Photo: Scott Phillips

Love this recipe! I have a big mortar and pestle so it is fun pounding the salt with the first ingredients. I think that is the trick of the recipe, using the mortar and pestle. I also add garlic in the pounding stage. It is a great party dish, as well as a constant family request. On July 4th I made the recipe with my daughter's food processor. Fantastic! Still better texture with the mortar and pestle, but the taste is excellent. I also add a couple tomatoes, seeds removed, at the end for color and taste.

I found this guacamole absolutely delicious! Will definitely make again.

This is the identical recipe that I have been using for many years, down to the consistency of the finished guac being more chunky. It is hands down the best guac ever, and I have been asked repeatedly for the recipe. Enjoy.

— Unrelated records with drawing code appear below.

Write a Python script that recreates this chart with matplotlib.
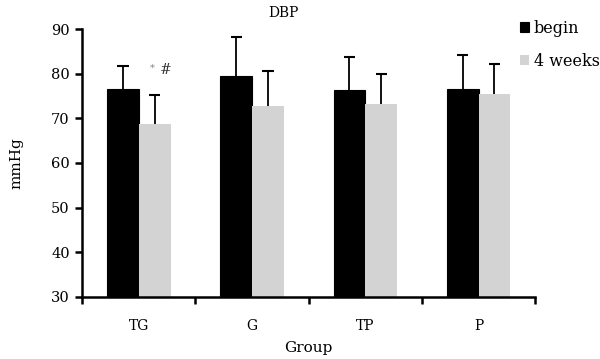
import matplotlib
matplotlib.use('Agg')
import matplotlib.pyplot as plt
import numpy as np

plt.rcParams['font.family'] = ['DejaVu Serif']

groups = ['TG', 'G', 'TP', 'P']
begin = [76.6, 79.6, 76.4, 76.5]
begin_err = [5.1, 8.7, 7.3, 7.6]
weeks4 = [68.8, 72.8, 73.2, 75.4]
weeks4_err = [6.5, 7.9, 6.8, 6.8]

fig = plt.figure(figsize=(6.0, 3.59), dpi=100)
ax = fig.add_axes([0.137, 0.173, 0.755, 0.746])

x = np.arange(len(groups))
w = 0.28
base = 30
cap = 0.05

# upper-only error bars (drawn behind bars)
for xs, vals, errs in [(x - w/2, begin, begin_err), (x + w/2, weeks4, weeks4_err)]:
    tops = np.array(vals) + np.array(errs)
    ax.vlines(xs, vals, tops, color='black', linewidth=1.3, zorder=1)
    ax.hlines(tops, xs - cap, xs + cap, color='black', linewidth=1.5, zorder=1)

ax.bar(x - w/2, np.array(begin) - base, w, bottom=base, color='black',
       edgecolor='black', linewidth=0.8, label='begin', zorder=2)
ax.bar(x + w/2, np.array(weeks4) - base, w, bottom=base, color='#d3d3d3',
       linewidth=0, label='4 weeks', zorder=2)

# significance marks over TG 4 weeks
ax.text(x[0] + w/2 - 0.02, 81.3, '*', fontsize=7, color='#888888',
        ha='center', va='center')
ax.text(x[0] + w/2 + 0.05, 80.8, '#', fontsize=10, color='#333333',
        ha='left', va='center')

ax.set_xlim(-0.5, 3.5)
ax.set_ylim(30, 90)
ax.set_yticks(range(30, 91, 10))
ax.set_xticks(x)
ax.set_xticklabels(groups)
ax.set_xticks(np.arange(-0.5, 4, 1), minor=True)
ax.tick_params(axis='x', which='major', length=0, pad=16, labelsize=10)
ax.tick_params(axis='x', which='minor', length=5, width=1.8, direction='out')
ax.tick_params(axis='y', length=5, width=1.8, direction='out', labelsize=10.5, pad=4)

for s in ['top', 'right']:
    ax.spines[s].set_visible(False)
for s in ['left', 'bottom']:
    ax.spines[s].set_linewidth(1.8)

ax.set_xlabel('Group', fontsize=11, labelpad=6)
ax.set_ylabel('mmHg', fontsize=11, labelpad=20)
fig.text(0.472, 0.965, 'DBP', ha='center', va='center', fontsize=10)

fig.legend(*ax.get_legend_handles_labels(), loc='upper left',
           bbox_to_anchor=(0.866, 0.945), frameon=False,
           fontsize=11.5, handlelength=0.6, handleheight=0.6,
           handletextpad=0.3, labelspacing=1.0, borderaxespad=0, borderpad=0)

fig.savefig('out.png', dpi=100)
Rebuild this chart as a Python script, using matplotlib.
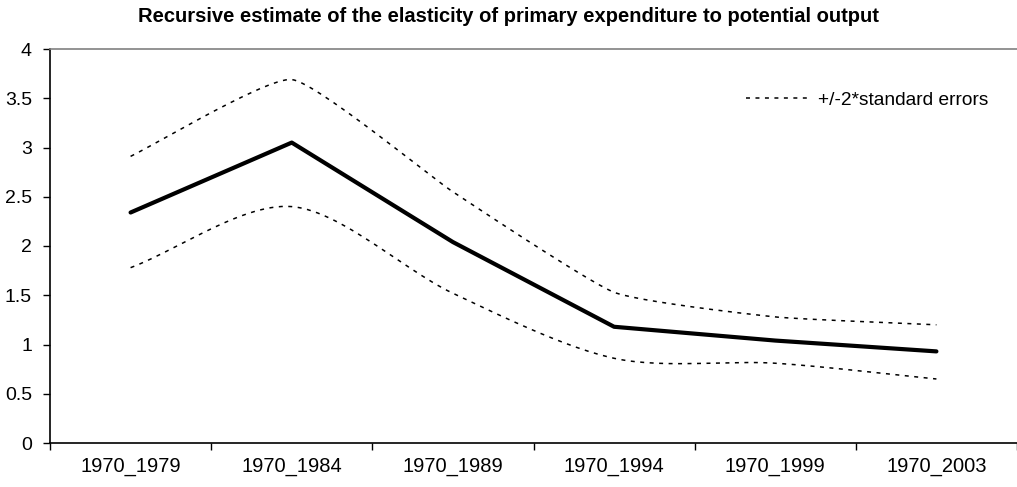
import numpy as np
import matplotlib
matplotlib.use("Agg")
import matplotlib.pyplot as plt

plt.rcParams['font.family'] = ['Liberation Sans', 'DejaVu Sans']

periods = ["1970_1979", "1970_1984", "1970_1989", "1970_1994", "1970_1999", "1970_2003"]
elasticity = [2.34, 3.05, 2.04, 1.18, 1.04, 0.93]
upper_band = [2.91, 3.69, 2.55, 1.53, 1.28, 1.20]
lower_band = [1.78, 2.40, 1.52, 0.86, 0.81, 0.65]


def smooth(x, y, tension=1.0, n=30):
    """Bezier spline through the points (spreadsheet-style 'smoothed line')."""
    x = np.asarray(x, float)
    y = np.asarray(y, float)
    px = np.concatenate([[2 * x[0] - x[1]], x, [2 * x[-1] - x[-2]]])
    py = np.concatenate([[2 * y[0] - y[1]], y, [2 * y[-1] - y[-2]]])
    xs, ys = [], []
    t = np.linspace(0, 1, n)
    for i in range(1, len(px) - 2):
        p0, p1, p2, p3 = (np.array([px[j], py[j]]) for j in range(i - 1, i + 3))
        m1 = tension * (p2 - p0) / 6.0
        m2 = tension * (p3 - p1) / 6.0
        b0, b1, b2, b3 = p1, p1 + m1, p2 - m2, p2
        seg = ((1 - t) ** 3)[:, None] * b0 + (3 * (1 - t) ** 2 * t)[:, None] * b1 \
            + (3 * (1 - t) * t ** 2)[:, None] * b2 + (t ** 3)[:, None] * b3
        xs.append(seg[:, 0])
        ys.append(seg[:, 1])
    return np.concatenate(xs), np.concatenate(ys)


fig = plt.figure(figsize=(10.17, 4.87), dpi=100)
ax = fig.add_axes([50 / 1017, 1 - 443 / 487, 967 / 1017, (443 - 49) / 487])

xpos = np.arange(len(periods))
dotted = (0, (2.6, 3.6))

sx, sy = smooth(xpos, upper_band, tension=0.45)
band_line, = ax.plot(sx, sy, color="black", lw=1.1, linestyle=dotted,
                     label="+/-2*standard errors")
sx, sy = smooth(xpos, lower_band, tension=0.9)
ax.plot(sx, sy, color="black", lw=1.1, linestyle=dotted)
ax.plot(xpos, elasticity, color="black", lw=3.0,
        solid_capstyle="round", solid_joinstyle="round")

ax.set_xlim(-0.5, len(periods) - 0.5)
ax.set_ylim(0, 4)
ax.set_yticks(np.arange(0, 4.01, 0.5))
ax.set_yticklabels(["0", "0.5", "1", "1.5", "2", "2.5", "3", "3.5", "4"])

ax.set_xticks(xpos)
ax.set_xticklabels(periods)
ax.set_xticks(np.arange(-0.5, len(periods), 1.0), minor=True)
ax.tick_params(axis="x", which="major", length=0, pad=10, labelsize=14.5)
ax.tick_params(axis="x", which="minor", length=5, width=1, direction="out")
ax.tick_params(axis="y", length=5, width=1, direction="out", labelsize=14, pad=8)

ax.spines["right"].set_visible(False)
ax.spines["top"].set_color("#808080")
ax.spines["top"].set_linewidth(1.2)
ax.spines["left"].set_linewidth(1.2)
ax.spines["bottom"].set_linewidth(1.2)

ax.legend(handles=[band_line], loc="center right", bbox_to_anchor=(0.988, 0.87),
          frameon=False, fontsize=13.8, handlelength=3.4, handletextpad=0.35)

fig.text(0.5, 1 - 17 / 487, "Recursive estimate of the elasticity of primary expenditure to potential output",
         ha="center", va="center", fontsize=14.5, fontweight="bold")

fig.savefig("out.png", dpi=100)
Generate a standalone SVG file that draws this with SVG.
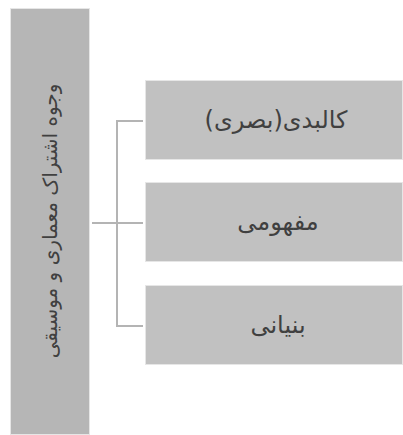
<svg xmlns="http://www.w3.org/2000/svg" width="403" height="435" viewBox="0 0 403 435">
<style>
.root{fill:#b6b6b6;stroke:#e6e6e6;stroke-width:1}
.box{fill:#c1c1c1;stroke:#e6e6e6;stroke-width:1}
.t{font-family:"DejaVu Sans","Noto Sans",sans-serif;font-size:20px;fill:#404040;text-anchor:middle;direction:rtl}
.b{font-size:24px}
.c{fill:none;stroke:#b4b4b4;stroke-width:2}
</style>
<rect width="403" height="435" fill="#ffffff"/>
<g id="connectors">
<path class="c" d="M143 121 H117 V326 H143"/>
<path class="c" d="M92 223 H143"/>
</g>
<g id="root">
<rect class="root" x="10.5" y="8.5" width="79" height="426"/>
<text class="t" transform="translate(57 221) rotate(-90)">وجوه اشتراک معماری و موسیقی</text>
</g>
<g id="n1">
<rect class="box" x="145.5" y="80.5" width="257" height="79"/>
<text class="t b" x="276" y="128">کالبدی(بصری)</text>
</g>
<g id="n2">
<rect class="box" x="145.5" y="182.5" width="257" height="79"/>
<text class="t b" x="278" y="230">مفهومی</text>
</g>
<g id="n3">
<rect class="box" x="145.5" y="285.5" width="257" height="79"/>
<text class="t b" x="278" y="333">بنیانی</text>
</g>
</svg>
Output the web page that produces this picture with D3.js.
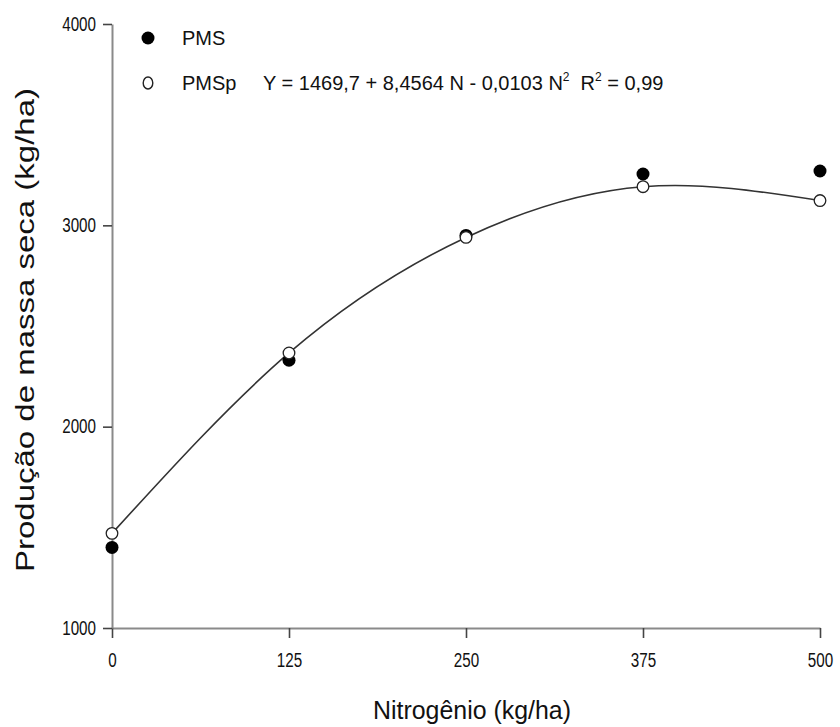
<!DOCTYPE html>
<html>
<head>
<meta charset="utf-8">
<script src="https://cdn.jsdelivr.net/npm/d3@7"></script>
<style>
  body { margin: 0; background: #fff; }
  svg text { font-family: "Liberation Sans", Arial, sans-serif; fill: #111; }
</style>
</head>
<body>
<div id="chart"></div>
<script>
// Dados
const doses = [0, 125, 250, 375, 500];            // Nitrogênio (kg/ha)
const pms   = [1400, 2330, 2950, 3255, 3270];     // PMS observado
const pmsp  = [1470, 2366, 2940, 3192, 3123];     // PMSp (estimado)
const yTicks = [1000, 2000, 3000, 4000];

const W = 840, H = 727;
const margin = { top: 24, right: 20, bottom: 99, left: 112 };
const width = W - margin.left - margin.right;
const height = H - margin.top - margin.bottom;

const svg = d3.select("#chart").append("svg")
  .attr("width", W)
  .attr("height", H);

const g = svg.append("g")
  .attr("transform", `translate(${margin.left},${margin.top})`);

const x = d3.scaleLinear().domain([0, 500]).range([0, width]);
const y = d3.scaleLinear().domain([1000, 4000]).range([height, 0]);

// Eixos
const sx = 0.78; // rótulos dos eixos são estreitos no original
const xAxis = g.append("g")
  .attr("transform", `translate(0,${height})`)
  .call(d3.axisBottom(x).tickValues(doses).tickSize(10).tickSizeOuter(0).tickPadding(15));
const yAxis = g.append("g")
  .call(d3.axisLeft(y).tickValues(yTicks).tickFormat(d3.format("d"))
    .tickSize(9).tickSizeOuter(0).tickPadding(7));

[xAxis, yAxis].forEach(a => {
  a.attr("font-size", null).attr("font-family", null);
  a.select(".domain").attr("stroke", "#8a8a8a").attr("stroke-width", 2);
  a.selectAll(".tick line").attr("stroke", "#444").attr("stroke-width", 1.6);
  a.selectAll("text")
    .style("font-size", "19.5px")
    .attr("fill", "#111")
    .attr("transform", `scale(${sx},1)`);
});
yAxis.selectAll("text").attr("x", -16 / sx);

// Curva ajustada
const line = d3.line()
  .x((d, i) => x(doses[i]))
  .y(d => y(d))
  .curve(d3.curveNatural);

g.append("path")
  .datum(pmsp)
  .attr("fill", "none")
  .attr("stroke", "#333")
  .attr("stroke-width", 1.6)
  .attr("d", line);

// Pontos observados
g.selectAll(".pms")
  .data(pms)
  .enter().append("circle")
  .attr("class", "pms")
  .attr("cx", (d, i) => x(doses[i]))
  .attr("cy", d => y(d))
  .attr("r", 6.5)
  .attr("fill", "#000");

// Pontos estimados
g.selectAll(".pmsp")
  .data(pmsp)
  .enter().append("circle")
  .attr("class", "pmsp")
  .attr("cx", (d, i) => x(doses[i]))
  .attr("cy", d => y(d))
  .attr("r", 5.8)
  .attr("fill", "#fff")
  .attr("stroke", "#222")
  .attr("stroke-width", 1.3);

// Títulos dos eixos
svg.append("text")
  .attr("x", margin.left + width / 2 + 6)
  .attr("y", 719)
  .attr("text-anchor", "middle")
  .attr("textLength", 198)
  .attr("lengthAdjust", "spacingAndGlyphs")
  .style("font-size", "25px")
  .text("Nitrogênio (kg/ha)");

svg.append("text")
  .attr("transform", `translate(34,${margin.top + height / 2 + 4}) rotate(-90)`)
  .attr("text-anchor", "middle")
  .attr("textLength", 484)
  .attr("lengthAdjust", "spacingAndGlyphs")
  .style("font-size", "25px")
  .text("Produção de massa seca (kg/ha)");

// Legenda
const leg = svg.append("g");
leg.append("circle").attr("cx", 148).attr("cy", 38).attr("r", 6.5).attr("fill", "#000");
leg.append("text").attr("x", 182).attr("y", 38).attr("dy", "0.35em")
  .style("font-size", "20px").text("PMS");

leg.append("ellipse").attr("cx", 148).attr("cy", 83).attr("rx", 4.8).attr("ry", 6)
  .attr("fill", "#fff").attr("stroke", "#222").attr("stroke-width", 1.4);
leg.append("text").attr("x", 182).attr("y", 83).attr("dy", "0.35em")
  .style("font-size", "20px").text("PMSp");

const eq = leg.append("text").attr("x", 263).attr("y", 83).attr("dy", "0.35em")
  .style("font-size", "20px");
eq.append("tspan").text("Y = 1469,7 + 8,4564 N - 0,0103 N");
eq.append("tspan").attr("dy", -9).style("font-size", "12px").text("2");
eq.append("tspan").attr("dy", 9).attr("dx", 11).text("R");
eq.append("tspan").attr("dy", -9).style("font-size", "12px").text("2");
eq.append("tspan").attr("dy", 9).text(" = 0,99");
</script>
</body>
</html>
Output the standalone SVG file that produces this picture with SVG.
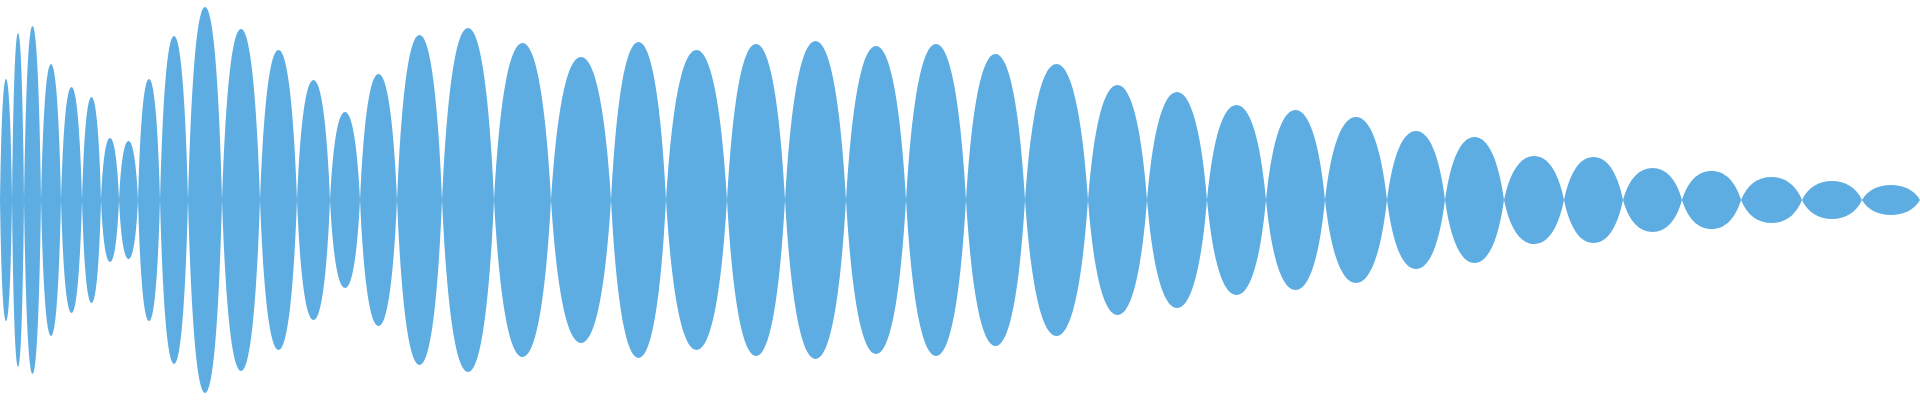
<svg xmlns="http://www.w3.org/2000/svg" xmlns:xlink="http://www.w3.org/1999/xlink" width="1920" height="400" viewBox="0 0 1920 400">
<style>use{fill:#5dade2}</style>
<defs><path id="l" d="M-1 0C-0.8 -0.66 -0.45 -1 0 -1C0.45 -1 0.8 -0.66 1 0C0.8 0.66 0.45 1 0 1C-0.45 1 -0.8 0.66 -1 0Z"/></defs>
<rect width="1920" height="400" fill="#fff"/>
<g id="wave">
<use href="#l" transform="translate(6,200) scale(6,121)"/>
<use href="#l" transform="translate(18,200) scale(6,167)"/>
<use href="#l" transform="translate(32.5,200) scale(8.5,174)"/>
<use href="#l" transform="translate(51,200) scale(10,136)"/>
<use href="#l" transform="translate(71.5,200) scale(10.5,113)"/>
<use href="#l" transform="translate(91.5,200) scale(9.5,103)"/>
<use href="#l" transform="translate(110,200) scale(9,62)"/>
<use href="#l" transform="translate(128.5,200) scale(9.5,59)"/>
<use href="#l" transform="translate(149,200) scale(11,121)"/>
<use href="#l" transform="translate(174,200) scale(14,164)"/>
<use href="#l" transform="translate(205,200) scale(17,193)"/>
<use href="#l" transform="translate(241,200) scale(19,171)"/>
<use href="#l" transform="translate(278.5,200) scale(18.5,150)"/>
<use href="#l" transform="translate(313.5,200) scale(16.5,120)"/>
<use href="#l" transform="translate(345,200) scale(15,88)"/>
<use href="#l" transform="translate(378.5,200) scale(18.5,126)"/>
<use href="#l" transform="translate(419.5,200) scale(22.5,165)"/>
<use href="#l" transform="translate(468,200) scale(26,172)"/>
<use href="#l" transform="translate(522.5,200) scale(28.5,157)"/>
<use href="#l" transform="translate(581,200) scale(30,143)"/>
<use href="#l" transform="translate(638.5,200) scale(27.5,158)"/>
<use href="#l" transform="translate(696.5,200) scale(30.5,150)"/>
<use href="#l" transform="translate(756,200) scale(29,156)"/>
<use href="#l" transform="translate(815.5,200) scale(30.5,159)"/>
<use href="#l" transform="translate(876,200) scale(30,154)"/>
<use href="#l" transform="translate(936,200) scale(30,156)"/>
<use href="#l" transform="translate(995.5,200) scale(29.5,146)"/>
<use href="#l" transform="translate(1056.5,200) scale(31.5,136)"/>
<use href="#l" transform="translate(1117.5,200) scale(29.5,115)"/>
<use href="#l" transform="translate(1177,200) scale(30,108)"/>
<use href="#l" transform="translate(1236.5,200) scale(29.5,95)"/>
<use href="#l" transform="translate(1295.5,200) scale(29.5,90)"/>
<use href="#l" transform="translate(1356,200) scale(31,83)"/>
<use href="#l" transform="translate(1416,200) scale(29,69)"/>
<use href="#l" transform="translate(1474.5,200) scale(29.5,63)"/>
<use href="#l" transform="translate(1534,200) scale(30,44)"/>
<use href="#l" transform="translate(1593.5,200) scale(29.5,43)"/>
<use href="#l" transform="translate(1652.5,200) scale(29.5,32)"/>
<use href="#l" transform="translate(1711.5,200) scale(29.5,29)"/>
<use href="#l" transform="translate(1771.5,200) scale(30.5,23)"/>
<use href="#l" transform="translate(1832,200) scale(30,19)"/>
<use href="#l" transform="translate(1891,200) scale(29,15)"/>
</g>
</svg>
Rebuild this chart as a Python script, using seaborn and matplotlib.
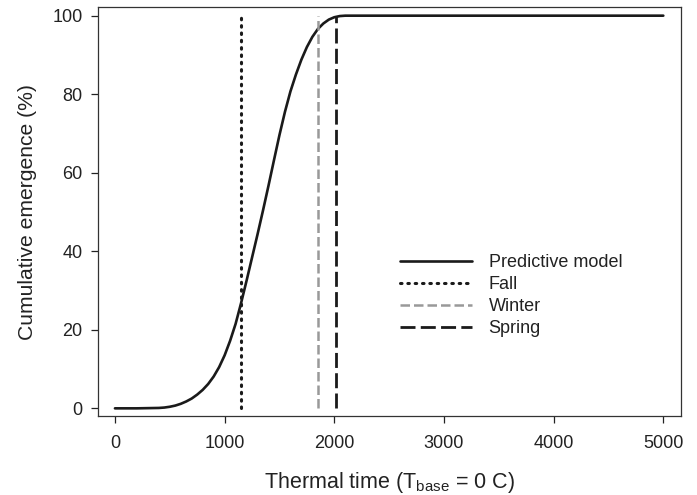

This recipe completely overpowers the taste of avocado and is not one I find acceptable. Guacamole should feature the flavor of fine avocados, not be overpowered by chili and cilantro. A little lime juice, salt and ripe avocado is wonderful.I find this recipe interesting for a number of reasons. If you're using an inferior variety of avocado(too many to name) then it is a different game. "Hass avocados, preferably Mexican" means what? there are three major varieties of avocado - West Indian, Mexican and Guatemalan. There are of course many hybrids - Haas being one. Two comments here: Haas from Mexico - WHY? Second: There are numerous avocados which have a much richer taste. Why Haas?